5. HEFA to allot ₹1 lakh crore for education

  1. he Union Cabinet permitted the Higher Education Funding Agency (HEFA) to mobilize ₹1 lakh crore to fund research and academic infrastructure in higher educational institutions by 2022.
  2. The funding will also be available to government-run schools Kendriya Vidyalayas and Jawahar Navodaya Vidyalayas.
  3. This will help build speedier infrastructure of new Kendriya Vidyalayas and Jawahar Navodaya
  4. Indian Institutes of Technology, National Institutes of Technology, Indian Institutes of Science Education and Research, other Central universities and medical colleges will also get funds from the agency.

Funding till date

  1. HEFA was set up last year as a non-banking financing company for mobilizing extra-budgetary resources for building crucial infrastructure in Central higher educational institutions
  2. The Cabinet had approved the creation of the agency in September 2016.
  3. In the existing arrangement, the entire principle portion is repaid by the institution over 10 years, and the interest portion is serviced by the government by providing additional grants to the institution.
  4. So far, funding proposals worth ₹2,016 crore have been approved by the HEFA.
  5. In November 2017, the agency allocated ₹2,066 crore for six higher education institutions — the IITs in Mumbai, Delhi, Chennai, Kharagpur and Kanpur, and the National Institute of Technology, Suratkal — to improve research infrastructure there.

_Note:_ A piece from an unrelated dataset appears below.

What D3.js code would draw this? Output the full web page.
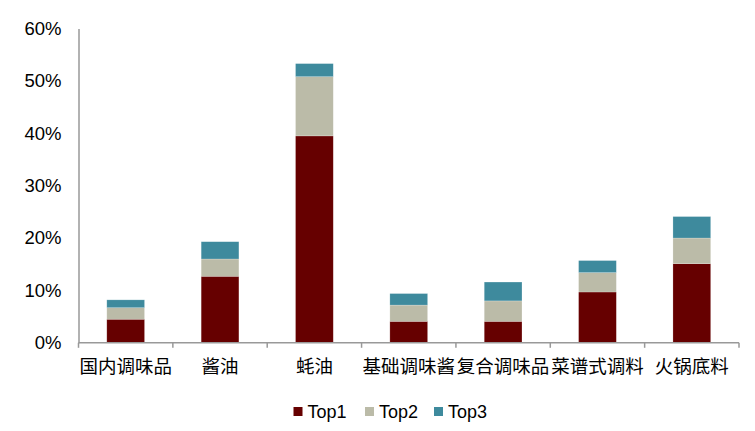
<!DOCTYPE html>
<html>
<head>
<meta charset="utf-8">
<script src="https://cdn.jsdelivr.net/npm/d3@7"></script>
<style>
  body { margin: 0; background: #fff; }
  svg { display: block; }
</style>
</head>
<body>
<div id="chart"></div>
<script>
// category names and stacked shares (percent)
var categories = ['国内调味品', '酱油', '蚝油', '基础调味酱', '复合调味品', '菜谱式调料', '火锅底料'];
var seriesNames = ['Top1', 'Top2', 'Top3'];
var top1 = [4.5, 12.7, 39.5, 4.1, 4.1, 9.7, 15.1];
var top2 = [2.2, 3.3, 11.3, 3.1, 3.9, 3.7, 4.9];
var top3 = [1.5, 3.3, 2.5, 2.2, 3.6, 2.3, 4.1];
var yTicks = [0, 10, 20, 30, 40, 50, 60];
var colors = ['#660000', '#bbbba8', '#3e8a9d'];

var width = 755, height = 431;
var margin = { left: 78.5, right: 16, top: 28.5, bottom: 88 };
var mainFont = '"Liberation Sans", Arial, "Noto Sans CJK SC", sans-serif';

var svg = d3.select('#chart').append('svg')
    .attr('width', width)
    .attr('height', height);

var x = d3.scaleBand()
    .domain(categories)
    .range([margin.left, width - margin.right])
    .paddingInner(0.6)
    .paddingOuter(0.3);

var y = d3.scaleLinear()
    .domain([0, 60])
    .range([height - margin.bottom - 0.2, margin.top]);

// build rows for the stack
var rows = categories.map(function(c, i) {
    return { cat: c, Top1: top1[i], Top2: top2[i], Top3: top3[i] };
});
var stacked = d3.stack().keys(seriesNames)(rows);

// bars
svg.append('g').selectAll('g')
    .data(stacked)
    .join('g')
    .attr('fill', function(d, i) { return colors[i]; })
    .selectAll('rect')
    .data(function(d) { return d; })
    .join('rect')
    .attr('x', function(d) { return x(d.data.cat); })
    .attr('width', x.bandwidth())
    .attr('y', function(d) { return y(d[1]); })
    .attr('height', function(d) { return y(d[0]) - y(d[1]); })
    .attr('stroke', '#ffffff')
    .attr('stroke-opacity', 0.35)
    .attr('stroke-width', 0.6);

// y axis
var yAxis = svg.append('g')
    .attr('transform', 'translate(' + margin.left + ',0)')
    .call(d3.axisLeft(y).tickValues(yTicks).tickSize(0).tickPadding(17)
        .tickFormat(function(d) { return d + '%'; }));
yAxis.select('.domain').attr('stroke', '#999').attr('stroke-width', 1.5);
yAxis.selectAll('text')
    .style('font-family', mainFont)
    .style('font-size', '18.5px')
    .attr('fill', '#000');

// x axis with ticks on band boundaries
var baseY = y(0);
var xAxis = svg.append('g');
xAxis.append('line')
    .attr('x1', margin.left)
    .attr('x2', width - margin.right)
    .attr('y1', baseY)
    .attr('y2', baseY)
    .attr('stroke', '#999')
    .attr('stroke-width', 1.5);

var step = x.step();
var edges = categories.map(function(c) { return x(c) - x.paddingInner() * step / 2; });
edges.push(width - margin.right);
xAxis.selectAll('line.tick')
    .data(edges)
    .join('line')
    .attr('class', 'tick')
    .attr('x1', function(d) { return d; })
    .attr('x2', function(d) { return d; })
    .attr('y1', baseY)
    .attr('y2', baseY + 5)
    .attr('stroke', '#999')
    .attr('stroke-width', 1.5);

xAxis.selectAll('text')
    .data(categories)
    .join('text')
    .attr('x', function(d) { return x(d) + x.bandwidth() / 2; })
    .attr('y', baseY + 30)
    .attr('text-anchor', 'middle')
    .style('font-family', mainFont)
    .style('font-size', '18.5px')
    .attr('fill', '#000')
    .text(function(d) { return d; });

// legend
var legendX = [293.5, 365, 434];
var legend = svg.append('g').selectAll('g')
    .data(seriesNames)
    .join('g')
    .attr('transform', function(d, i) { return 'translate(' + legendX[i] + ',' + 411.5 + ')'; });

legend.append('rect')
    .attr('x', 0)
    .attr('y', -4.5)
    .attr('width', 9)
    .attr('height', 9)
    .attr('fill', function(d, i) { return colors[i]; });

legend.append('text')
    .attr('x', 14)
    .attr('y', 6.5)
    .style('font-family', mainFont)
    .style('font-size', '18px')
    .attr('fill', '#000')
    .text(function(d) { return d; });
</script>
</body>
</html>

Higher Education Financing Agency (HEFA)

  1. It will be formed as a Special Purpose Vehicle (SPV) within a PSU Bank or the Government-owned-NBFC (Promoter).
  2. HEFA will have an authorized capital of 2,000 crore rupees and the government equity would be 1,000 crore rupees.
  3. The HEFA will also mobilize CSR funds from Corporates/PSUs which will, in turn, be released for promoting research and innovation in these institutions on grant basis.
  4. The principal portion of the loan will be repaid through the ‘internal accruals’ of the institutions earned through the fee receipts, research earnings etc.
  5. All the Centrally Funded Higher Educational Institutions will be eligible to join as members of the HEFA.
  6. For joining as members, the educational institution must agree to escrow a specific amount from their internal accruals for a period of 10 years to the HEFA.